AI’s application in clinical settings is not limited to the laboratory stage, with a large number of doctors already using it in practice. According to a recent study released by the American Medical Association, nearly one in five American doctors have already introduced AI-assisted tools into the diagnostic process. In the UK, a recent survey by the Royal College of Physicians showed that 16% of doctors use such technology daily, and another 15% use it once or more per week, with “clinical decision support” being one of the most common use cases.
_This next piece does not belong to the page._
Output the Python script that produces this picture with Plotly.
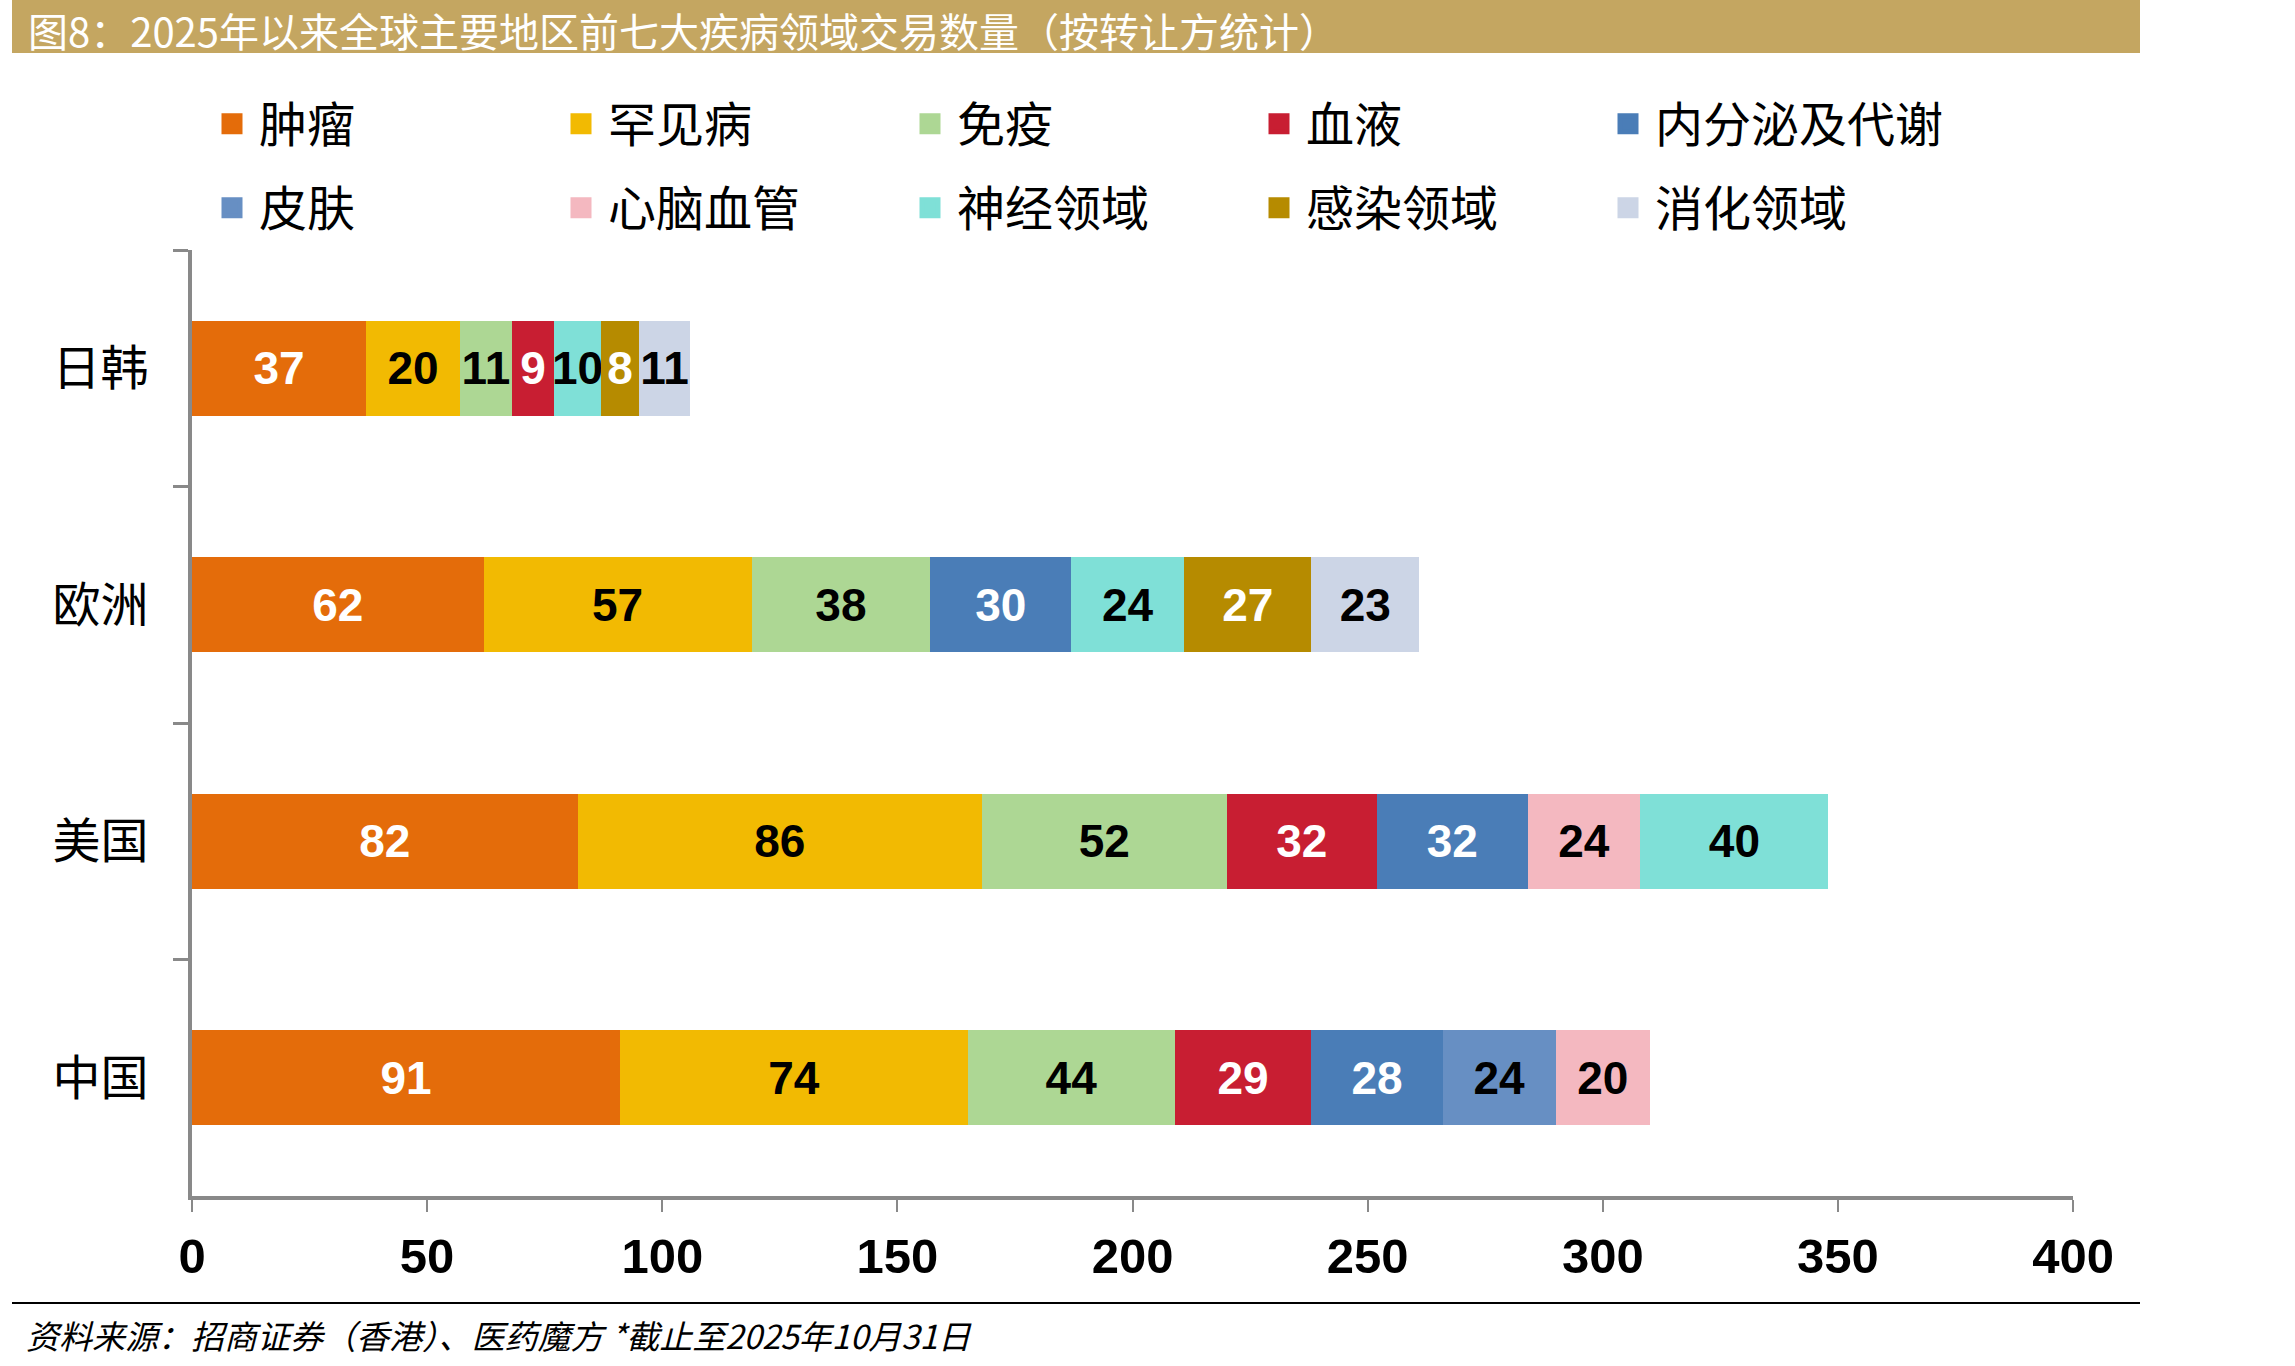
import plotly.graph_objects as go

# ---------------- data ----------------
regions = ['日韩', '欧洲', '美国', '中国']
series_names = ['肿瘤', '罕见病', '免疫', '血液', '内分泌及代谢',
                '皮肤', '心脑血管', '神经领域', '感染领域', '消化领域']
tumor = [37, 62, 82, 91]
rare = [20, 57, 86, 74]
immune = [11, 38, 52, 44]
blood = [9, None, 32, 29]
endocrine = [None, 30, 32, 28]
skin = [None, None, None, 24]
cardio = [None, None, 24, 20]
neuro = [10, 24, 40, None]
infection = [8, 27, None, None]
digestive = [11, 23, None, None]
x_ticks = [0, 50, 100, 150, 200, 250, 300, 350, 400]

series_values = [tumor, rare, immune, blood, endocrine,
                 skin, cardio, neuro, infection, digestive]
colors = ['#E46C0A', '#F2BA02', '#ADD794', '#C81E32', '#4A7DB7',
          '#678FC3', '#F4B8C0', '#7FE0D7', '#B68B00', '#CCD5E6']
text_colors = ['white', 'black', 'black', 'white', 'white',
               'black', 'black', 'black', 'white', 'black']

title_text = '图8：2025年以来全球主要地区前七大疾病领域交易数量（按转让方统计）'
source_text = '资料来源：招商证券（香港）、医药魔方 *截止至2025年10月31日'

# ---------------- geometry ----------------
W, H = 2295, 1366
L, R, T, B = 192, 222, 250, 170
PW, PH = W - L - R, H - T - B


def px2x(px):
    return (px - L) / PW


def px2y(py):
    return (H - B - py) / PH


AXIS_GRAY = '#898989'
NUM_FONT = 'Liberation Sans, Arial, sans-serif'
CJK_FONT = 'Noto Sans CJK SC, sans-serif'

fig = go.Figure()
for i, (name, vals) in enumerate(zip(series_names, series_values)):
    legend_id = 'legend' if i < 5 else 'legend2'
    fig.add_trace(go.Bar(
        name=name,
        y=regions,
        x=vals,
        orientation='h',
        marker=dict(color=colors[i], line=dict(width=0)),
        texttemplate='%{x}',
        textposition='inside',
        insidetextanchor='middle',
        textangle=0,
        constraintext='none',
        textfont=dict(family=NUM_FONT, size=46, color=text_colors[i], weight='bold'),
        legendgroup=name,
        showlegend=False,
        legend=legend_id,
        hoverinfo='x+name',
    ))
    # legend key (larger square swatch than the default bar icon)
    fig.add_trace(go.Scatter(
        name=name, x=[None], y=[None], mode='markers',
        marker=dict(symbol='square', size=16, color=colors[i],
                    line=dict(width=5, color=colors[i])),
        legendgroup=name, showlegend=True, legend=legend_id,
        hoverinfo='skip',
    ))

legend_common = dict(
    orientation='h', xanchor='left', yanchor='middle',
    entrywidth=290, entrywidthmode='pixels',
    font=dict(family=CJK_FONT, size=48, color='black'),
    bgcolor='rgba(0,0,0,0)', traceorder='normal', itemwidth=44,
    itemsizing='trace',
)

fig.update_layout(
    width=W, height=H,
    margin=dict(l=L, r=R, t=T, b=B),
    paper_bgcolor='white', plot_bgcolor='white',
    barmode='stack', bargap=0.6,
    showlegend=True,
    legend=dict(x=px2x(205), y=px2y(124), **legend_common),
    legend2=dict(x=px2x(205), y=px2y(208), **legend_common),
    xaxis=dict(
        range=[0, 400], tickvals=x_ticks, ticktext=[str(v) for v in x_ticks],
        showgrid=False, zeroline=False,
        showline=True, linecolor=AXIS_GRAY, linewidth=4,
        ticks='outside', ticklen=12, tickwidth=2, tickcolor=AXIS_GRAY,
        tickfont=dict(family=NUM_FONT, size=49, color='black', weight='bold'),
        ticklabelstandoff=2,
    ),
    yaxis=dict(
        categoryorder='array', categoryarray=regions,
        range=[3.5, -0.5],
        showgrid=False, zeroline=False,
        showline=True, linecolor=AXIS_GRAY, linewidth=4,
        ticks='outside', tickson='boundaries', ticklen=15, tickwidth=3, tickcolor=AXIS_GRAY,
        tickfont=dict(family=CJK_FONT, size=48, color='black'),
        ticklabelstandoff=30,
    ),
    shapes=[
        dict(type='rect', xref='paper', yref='paper',
             x0=px2x(12), x1=px2x(2140), y0=px2y(53), y1=px2y(0),
             fillcolor='#C4A661', line=dict(width=0), layer='below'),
        dict(type='line', xref='paper', yref='paper',
             x0=px2x(12), x1=px2x(2140), y0=px2y(1303), y1=px2y(1303),
             line=dict(color='black', width=2)),
    ],
    annotations=[
        dict(text=title_text, xref='paper', yref='paper',
             x=px2x(26), y=px2y(30), xanchor='left', yanchor='middle',
             showarrow=False, font=dict(family=CJK_FONT, size=40, color='white')),
        dict(text='<i>' + source_text + '</i>', xref='paper', yref='paper',
             x=px2x(24), y=px2y(1335), xanchor='left', yanchor='middle',
             showarrow=False, font=dict(family=CJK_FONT, size=33, color='black')),
    ],
)

fig.write_html('out.html')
However, doctors in the UK also expressed a high degree of caution when surveyed, particularly regarding concerns about AI misdiagnosis risks and liability issues. Although billions of dollars have poured into medical AI startups worldwide, how responsibility is defined and who bears the consequences once AI makes a mistake remains an urgent institutional gap. “There is currently no formal accountability framework,” Rodman pointed out, while emphasizing that patients, when facing life-or-death decisions or complex treatment plans, “ultimately want to be guided, accompanied, and explained by humans.”
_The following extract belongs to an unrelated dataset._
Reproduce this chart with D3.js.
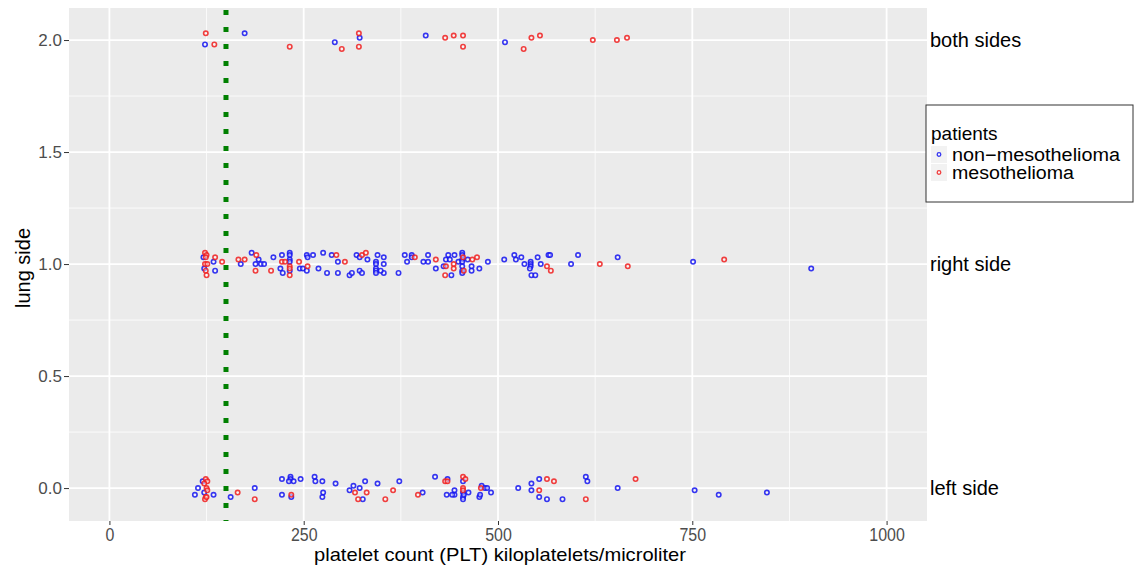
<!DOCTYPE html>
<html>
<head>
<meta charset="utf-8">
<script src="https://cdn.jsdelivr.net/npm/d3@7"></script>
<style>
  body { margin: 0; background: #fff; }
  svg { font-family: "Liberation Sans", Arial, sans-serif; }
</style>
</head>
<body>
<div id="chart"></div>
<script>
const width = 1139;
const height = 567;

// [platelet count, jittered lung side]
const bothBlue = [[174, 2.03], [123, 1.98], [290, 1.99], [322, 2.01], [407, 2.02], [509, 1.99]];
const bothRed = [[124, 2.03], [135, 1.98], [232, 1.97], [299, 1.96], [321, 2.03], [321, 1.97],
  [432, 2.01], [443, 2.02], [455, 2.02], [455, 1.97], [533, 1.96], [543, 2.01], [554, 2.02],
  [622, 2.0], [653, 2.0], [666, 2.01]];

const rightBlue = [[121, 1.03], [134, 1.01], [122, 0.98], [136, 0.97], [169, 1.0], [183, 1.05],
  [192, 1.02], [188, 1.0], [195, 1.0], [199, 1.0], [211, 1.03], [222, 1.04], [220, 0.98],
  [223, 0.96], [232, 1.05], [232, 1.04], [232, 1.02], [232, 1.01], [232, 0.97], [245, 0.98],
  [249, 0.98], [254, 0.97], [254, 1.04], [255, 1.03], [262, 1.04], [275, 1.05], [269, 0.98],
  [286, 1.04], [294, 1.01], [280, 0.96], [294, 0.96], [309, 0.95], [318, 1.04], [322, 1.03],
  [322, 0.97], [312, 0.96], [325, 0.96], [332, 1.02], [345, 1.04], [343, 1.01], [343, 1.0],
  [343, 0.98], [343, 0.97], [343, 0.96], [353, 1.03], [353, 1.0], [353, 0.96], [349, 0.97],
  [372, 0.96], [380, 1.04], [389, 1.04], [389, 1.03], [383, 1.01], [404, 1.01], [410, 1.01],
  [410, 1.04], [420, 0.98], [430, 0.99], [433, 1.02], [436, 1.04], [444, 1.04], [438, 1.02],
  [440, 0.95], [449, 1.01], [454, 1.05], [454, 1.04], [454, 1.02], [454, 1.01], [454, 0.99],
  [454, 0.97], [454, 0.96], [461, 1.02], [466, 0.99], [466, 0.97], [476, 0.98], [487, 1.01],
  [508, 1.02], [521, 1.04], [523, 1.02], [530, 1.03], [534, 1.0], [542, 1.01], [542, 1.0],
  [542, 0.99], [543, 0.95], [548, 0.95], [541, 0.98], [551, 1.03], [555, 1.0], [565, 1.04],
  [567, 1.04], [594, 1.0], [603, 1.04], [654, 1.03], [751, 1.01], [903, 0.98]];
const rightRed = [[123, 1.05], [125, 1.04], [124, 1.03], [123, 1.0], [126, 1.0], [124, 0.97],
  [125, 0.95], [136, 1.03], [145, 1.01], [166, 1.02], [174, 1.02], [189, 1.04], [188, 0.97],
  [208, 0.97], [222, 1.01], [226, 1.01], [232, 0.99], [232, 0.98], [232, 0.95], [244, 1.01],
  [255, 0.99], [292, 1.04], [303, 1.01], [325, 1.04], [330, 1.05], [393, 1.03], [420, 1.02],
  [433, 0.99], [432, 0.95], [443, 1.0], [443, 0.98], [455, 1.03], [456, 0.97], [467, 1.02],
  [473, 1.03], [563, 0.99], [568, 0.97], [631, 1.0], [667, 0.99], [791, 1.02]];

const leftBlue = [[120, 0.03], [114, 0.0], [122, -0.02], [110, -0.03], [134, -0.03], [156, -0.04],
  [187, 0.0], [222, 0.04], [233, 0.05], [233, 0.04], [237, 0.03], [231, 0.03], [246, 0.04],
  [222, -0.03], [234, -0.04], [264, 0.05], [265, 0.03], [274, 0.03], [291, 0.02], [275, -0.02],
  [274, -0.04], [309, -0.01], [314, 0.01], [322, 0.0], [326, -0.05], [329, 0.03], [345, 0.02],
  [373, 0.03], [403, -0.02], [419, 0.05], [435, 0.04], [434, -0.03], [444, -0.01], [444, -0.03],
  [441, -0.03], [455, 0.03], [455, -0.02], [455, -0.04], [455, -0.05], [456, -0.03], [462, -0.02],
  [479, 0.01], [483, 0.0], [486, 0.0], [476, -0.04], [477, -0.03], [491, -0.02], [526, 0.0],
  [543, 0.02], [543, -0.01], [553, 0.04], [553, -0.04], [563, -0.05], [583, -0.05], [613, 0.05],
  [615, 0.03], [654, 0.0], [753, -0.01], [784, -0.03], [846, -0.02]];
const leftRed = [[124, 0.04], [126, 0.03], [122, 0.02], [125, 0.0], [126, -0.01], [124, -0.04],
  [123, -0.05], [125, -0.04], [165, -0.02], [187, -0.05], [234, -0.03], [316, -0.02], [320, -0.05],
  [331, -0.02], [355, -0.05], [365, -0.01], [397, -0.03], [432, 0.03], [435, 0.03], [455, 0.05],
  [458, 0.04], [455, 0.0], [455, -0.01], [478, 0.0], [563, 0.04], [572, 0.03], [553, -0.01],
  [613, -0.05], [677, 0.04]];

const xTicks = [0, 250, 500, 750, 1000];
const xMinor = [125, 375, 625, 875];
const yTicks = [0, 0.5, 1, 1.5, 2];
const yMinor = [0.25, 0.75, 1.25, 1.75];
const sideLabels = [[2, 'both sides'], [1, 'right side'], [0, 'left side']];
const groups = ['non\u2212mesothelioma', 'mesothelioma'];
const cutoff = 150;

const blue = 'rgba(20,20,240,0.85)';
const red = 'rgba(240,30,30,0.85)';

const panel = { left: 69, right: 927, top: 8, bottom: 521 };
const x = d3.scaleLinear().domain([-52, 1052]).range([panel.left, panel.right]);
const y = d3.scaleLinear().domain([-0.147, 2.143]).range([panel.bottom, panel.top]);

const svg = d3.create('svg').attr('width', width).attr('height', height);

svg.append('rect')
  .attr('x', panel.left).attr('y', panel.top)
  .attr('width', panel.right - panel.left).attr('height', panel.bottom - panel.top)
  .attr('fill', '#ebebeb');

const grid = svg.append('g').attr('stroke', '#fff');
grid.selectAll('line.xminor').data(xMinor).join('line')
  .attr('x1', x).attr('x2', x).attr('y1', panel.top).attr('y2', panel.bottom)
  .attr('stroke-width', 0.8);
grid.selectAll('line.yminor').data(yMinor).join('line')
  .attr('y1', y).attr('y2', y).attr('x1', panel.left).attr('x2', panel.right)
  .attr('stroke-width', 0.8);
grid.selectAll('line.xmajor').data(xTicks).join('line')
  .attr('x1', x).attr('x2', x).attr('y1', panel.top).attr('y2', panel.bottom)
  .attr('stroke-width', 1.8);
grid.selectAll('line.ymajor').data(yTicks).join('line')
  .attr('y1', y).attr('y2', y).attr('x1', panel.left).attr('x2', panel.right)
  .attr('stroke-width', 1.8);

// cutoff line
svg.append('line')
  .attr('x1', x(cutoff)).attr('x2', x(cutoff))
  .attr('y1', panel.top + 2).attr('y2', panel.bottom)
  .attr('stroke', '#008000').attr('stroke-width', 5)
  .attr('stroke-dasharray', '5 12');

function drawPoints(data, color) {
  svg.append('g').selectAll('circle').data(data).join('circle')
    .attr('cx', (d) => x(d[0]))
    .attr('cy', (d) => y(d[1]))
    .attr('r', 2.2)
    .attr('fill', 'rgba(255,255,255,0.5)')
    .attr('stroke', color)
    .attr('stroke-width', 1.6);
}
drawPoints(bothBlue, blue);
drawPoints(rightBlue, blue);
drawPoints(leftBlue, blue);
drawPoints(bothRed, red);
drawPoints(rightRed, red);
drawPoints(leftRed, red);

// axes
const xAxis = d3.axisBottom(x).tickValues(xTicks).tickSize(4).tickPadding(3).tickFormat(d3.format('d'));
svg.append('g')
  .attr('transform', `translate(0,${panel.bottom})`)
  .call(xAxis)
  .call((g) => g.select('.domain').remove())
  .call((g) => g.selectAll('line').attr('stroke', '#333').attr('stroke-width', 1))
  .call((g) => g.selectAll('text').attr('font-size', 19).attr('fill', '#4d4d4d')
    .attr('transform', 'scale(0.84,1)'));

const yAxis = d3.axisLeft(y).tickValues(yTicks).tickSize(5).tickPadding(2).tickFormat(d3.format('.1f'));
svg.append('g')
  .attr('transform', `translate(${panel.left},0)`)
  .call(yAxis)
  .call((g) => g.select('.domain').remove())
  .call((g) => g.selectAll('line').attr('stroke', '#333').attr('stroke-width', 1))
  .call((g) => g.selectAll('text').attr('font-size', 17).attr('fill', '#4d4d4d'));

svg.append('text')
  .attr('x', 500).attr('y', 561)
  .attr('text-anchor', 'middle').attr('font-size', 19)
  .attr('textLength', 372).attr('lengthAdjust', 'spacingAndGlyphs')
  .text('platelet count (PLT) kiloplatelets/microliter');

svg.append('text')
  .attr('transform', 'translate(30,268) rotate(-90)')
  .attr('text-anchor', 'middle').attr('font-size', 20)
  .text('lung side');

// facet-style labels on the right
svg.append('g').selectAll('text').data(sideLabels).join('text')
  .attr('x', 930).attr('y', (d) => y(d[0]))
  .attr('dy', '0.35em').attr('font-size', 20)
  .text((d) => d[1]);

// legend
const legend = svg.append('g').attr('transform', 'translate(926,105)');
legend.append('rect')
  .attr('width', 207).attr('height', 97)
  .attr('fill', '#fff').attr('stroke', '#333').attr('stroke-width', 1);
legend.append('text').attr('x', 5).attr('y', 35).attr('font-size', 19).text('patients');
const item = legend.selectAll('g.item').data(groups).join('g')
  .attr('class', 'item')
  .attr('transform', (d, i) => `translate(5,${41 + i * 18})`);
item.append('rect').attr('width', 16).attr('height', 17).attr('fill', '#f2f2f2');
item.append('circle').attr('cx', 8).attr('cy', 8.5).attr('r', 1.8)
  .attr('fill', 'rgba(255,255,255,0.5)')
  .attr('stroke', (d, i) => (i ? red : blue)).attr('stroke-width', 1.3);
item.append('text').attr('x', 21).attr('y', 8.5).attr('dy', '0.35em')
  .attr('font-size', 18)
  .attr('textLength', (d, i) => (i ? 122 : 168)).attr('lengthAdjust', 'spacingAndGlyphs')
  .text((d) => d);

document.querySelector('#chart').appendChild(svg.node());
</script>
</body>
</html>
Professor Ewen Harrison, Co-Director of the Medical Informatics Centre at the University of Edinburgh, believes the study is significant because it shows that “these systems are no longer just passing medical exams or responding to artificially constructed test questions.” In his view, AI is gradually becoming a useful “second opinion tool” for clinicians, especially in scenarios requiring a comprehensive review of potential diagnoses and avoiding overlooking important causes.

At the same time, Wei Xing, Assistant Professor at the School of Mathematics and Physical Sciences at the University of Sheffield, also reminds that some of the results of the study show that doctors may unconsciously rely on AI conclusions when collaborating with AI, weakening independent thinking. “This tendency may be further enhanced as AI becomes routinely used in clinical environments,” he pointed out. Xing also emphasized that the study did not fully disclose in which types of patients AI performed worse, for example, whether it was more difficult to diagnose elderly patients or patients who were not native English speakers, which are issues that cannot be ignored when assessing safety.

Therefore, although the Harvard trial results are encouraging, they do not prove that AI is safe enough to be routinely used independently for clinical diagnosis and treatment, nor does it mean that the public should turn to free AI tools to replace professional medical advice. In the foreseeable future, AI is more likely to act as a high-performance “intelligent stethoscope” and “second brain,” embedded in a human-led healthcare system, promoting more accurate and efficient diagnosis and treatment, while also raising new questions about responsibility, ethics, and trust to society.